Beyond in-store theft, retailers also now face cyberattacks and the looming threat of class action lawsuits. So, whilst retailers would love to focus on strategic marketing efforts to build and maintain profit – like strengthening their omnichannel presence to meet the shifting expectations of younger consumers – they are instead constantly managing negative forces, many of which are government-imposed.

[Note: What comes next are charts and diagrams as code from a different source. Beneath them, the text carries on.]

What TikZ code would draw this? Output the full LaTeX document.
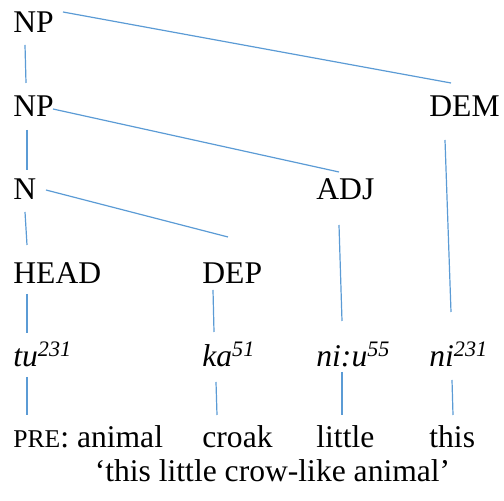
\documentclass[tikz,border=0pt]{standalone}
\usepackage{fontspec}
\setmainfont{Liberation Serif}
\definecolor{treeblue}{RGB}{91,155,213}
\newcommand{\tonemark}[1]{\textsuperscript{#1}}
\tikzset{
  cat/.style={inner sep=0pt, anchor=base west, font=\fontsize{15.8}{18}\selectfont},
  branch/.style={draw=treeblue, line width=0.6pt}
}
\begin{document}
\begin{tikzpicture}[x=0.5pt, y=-0.5pt]
\useasboundingbox (0,0) rectangle (504,501);
%%% categories %%%
\node[cat] (np1) at (13,33) {NP};
\node[cat] (np2) at (13,117) {NP};
\node[cat] (dem) at (429,117) {DEM};
\node[cat] (n) at (13,200) {N};
\node[cat] (adj) at (316,200) {ADJ};
\node[cat] (head) at (13,284) {HEAD};
\node[cat] (dep) at (202,284) {DEP};
%%% words %%%
\node[cat] (tu) at (13,367) {\itshape tu\tonemark{231}};
\node[cat] (ka) at (202,367) {\itshape ka\tonemark{51}};
\node[cat] (niu) at (316,367) {\itshape ni:u\tonemark{55}};
\node[cat] (ni) at (429,367) {\itshape ni\tonemark{231}};
%%% glosses %%%
\node[cat] (pre) at (13,448) {{\fontsize{12.8}{15}\selectfont PRE}: animal};
\node[cat] (croak) at (202,448) {croak};
\node[cat] (little) at (316,448) {little};
\node[cat] (this) at (429,448) {this};
\node[cat, anchor=base] (trans) at (272.5,482) {‘this little crow-like animal’};

%% branches
\draw[branch] ([shift={(50,-21)}]np1.base west) -- ([shift={(22,-34)}]dem.base west);
\draw[branch] ([shift={(12,12)}]np1.base west) -- ([shift={(13,-34)}]np2.base west);
\draw[branch] ([shift={(40,-8)}]np2.base west) -- ([shift={(23,-28)}]adj.base west);
\draw[branch] ([shift={(14,13)}]np2.base west) -- ([shift={(14,-30)}]n.base west);
\draw[branch] ([shift={(33,-10)}]n.base west) -- ([shift={(26,-47)}]dep.base west);
\draw[branch] ([shift={(12,12)}]n.base west) -- ([shift={(14,-39)}]head.base west);
\draw[branch] ([shift={(16,23)}]dem.base west) -- ([shift={(22,-55)}]ni.base west);
\draw[branch] ([shift={(23,25)}]adj.base west) -- ([shift={(26,-46)}]niu.base west);
\draw[branch] ([shift={(14,10)}]head.base west) -- ([shift={(14,-34)}]tu.base west);
\draw[branch] ([shift={(11,6)}]dep.base west) -- ([shift={(12,-35)}]ka.base west);
%% glosses
\draw[branch] ([shift={(14,10)}]tu.base west) -- ([shift={(14,-33)}]pre.base west);
\draw[branch] ([shift={(14,15)}]ka.base west) -- ([shift={(15,-33)}]croak.base west);
\draw[branch] ([shift={(26,5)}]niu.base west) -- ([shift={(26,-33)}]little.base west);
\draw[branch] ([shift={(23,13)}]ni.base west) -- ([shift={(24,-33)}]this.base west);
\end{tikzpicture}
\end{document}
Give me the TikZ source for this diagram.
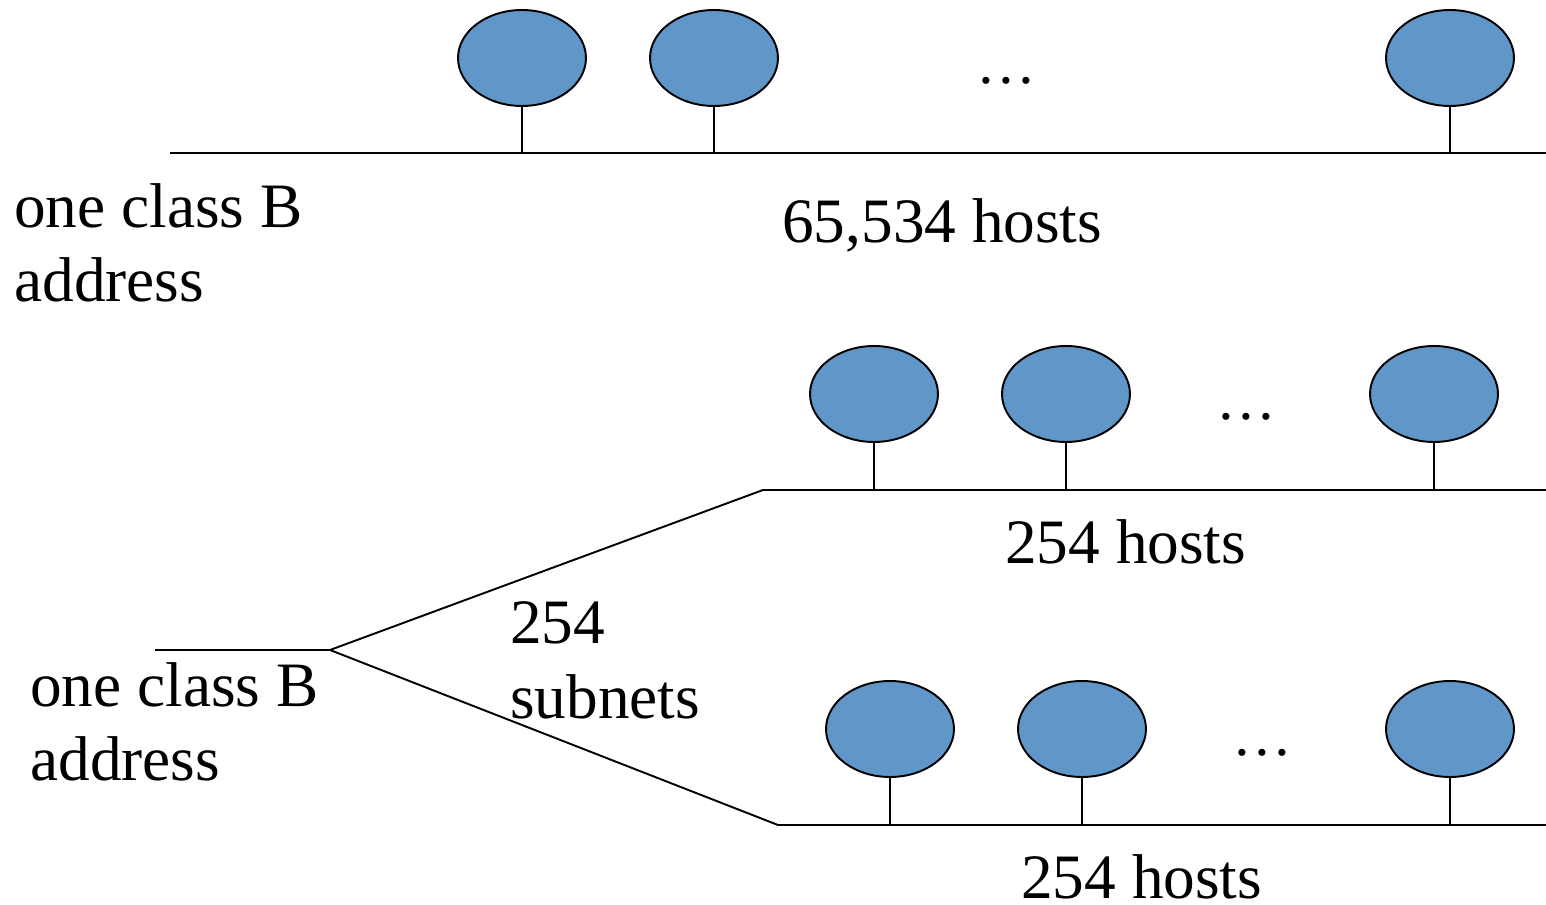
\documentclass[tikz,border=0pt]{standalone}
\usepackage{fontspec}
\setmainfont{Liberation Serif}
\newfontfamily\timesfont{Liberation Serif}
\usetikzlibrary{shapes.geometric}
\definecolor{hostblue}{RGB}{96,150,200}
\begin{document}
\begin{tikzpicture}[x=0.02cm,y=-0.02cm,
  host/.style={ellipse,draw=black,fill=hostblue,line width=1.1pt,minimum width=2.56cm,minimum height=1.92cm,inner sep=0pt},
  wire/.style={line width=1.1pt,draw=black},
  lbl/.style={font=\timesfont\fontsize{36}{44}\selectfont,inner sep=0pt,anchor=base west,align=left},
  dots/.style={font=\timesfont\fontsize{34}{42}\selectfont,inner sep=0pt,anchor=base west}]
\useasboundingbox (0,0) rectangle (1546,905);
% top network
\coordinate (b1l) at (170,153);
\coordinate (b1r) at (1546,153);
\draw[wire] (b1l) -- (b1r);
\node[host] (t1) at (522,58) {};
\node[host] (t2) at (714,58) {};
\node[host] (t3) at (1450,58) {};
\foreach \n in {t1,t2,t3} \draw[wire] (\n.south) -- (\n.south |- b1l);
\node[dots] (tdots) at (976,84) {\ldots};
\node[lbl] (tl1) at (14,228) {one class B};
\node[lbl] (tl2) at (14,302) {address};
\node[lbl] (thosts) at (782,243) {65,534 hosts};
% subnets
\coordinate (s0) at (155,650);
\coordinate (sj) at (330,650);
\coordinate (m1l) at (763,490);
\coordinate (m1r) at (1546,490);
\coordinate (m2l) at (778,825);
\coordinate (m2r) at (1546,825);
\draw[wire] (s0) -- (sj) -- (m1l) -- (m1r);
\draw[wire] (sj) -- (m2l) -- (m2r);
\node[host] (u1) at (874,394) {};
\node[host] (u2) at (1066,394) {};
\node[host] (u3) at (1434,394) {};
\foreach \n in {u1,u2,u3} \draw[wire] (\n.south) -- (\n.south |- m1l);
\node[host] (v1) at (890,729) {};
\node[host] (v2) at (1082,729) {};
\node[host] (v3) at (1450,729) {};
\foreach \n in {v1,v2,v3} \draw[wire] (\n.south) -- (\n.south |- m2l);
\node[dots] (udots) at (1216,420) {\ldots};
\node[dots] (vdots) at (1232,755) {\ldots};
\node[lbl] (uhosts) at (1005,563) {254 hosts};
\node[lbl] (vhosts) at (1021,898) {254 hosts};
\node[lbl] (sn1) at (510,643) {254};
\node[lbl] (sn2) at (510,718) {subnets};
\node[lbl] (bl1) at (30,706) {one class B};
\node[lbl] (bl2) at (30,780) {address};
\end{tikzpicture}
\end{document}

Lay on top of that the National Food Strategy, the deposit return scheme (DRS) and net zero implications, and further CPIs will need to be repeated very soon. Asda claims it will refuse to accept CPIs – it will, though. As soon as suppliers stop supplying it, it has to back down.

Government policy

We saw food inflation begin with 4.1% last month. It’s reassuring that policymakers are waking up to the fact their own policies will drive inflation further and suppress the growth on which they are relying. The delay of the HFSS advertising ban is the first indication of this realisation, but without multiple u-turns, we are facing skyrocketing food prices.

Given this backdrop, I ask myself: was it naivety or pure deception when Keir Starmer announced that the EU SPS agreement would bring down food prices at the checkout, as if border checks were the sole factor holding them up? Either way, it was misinformation and irresponsible.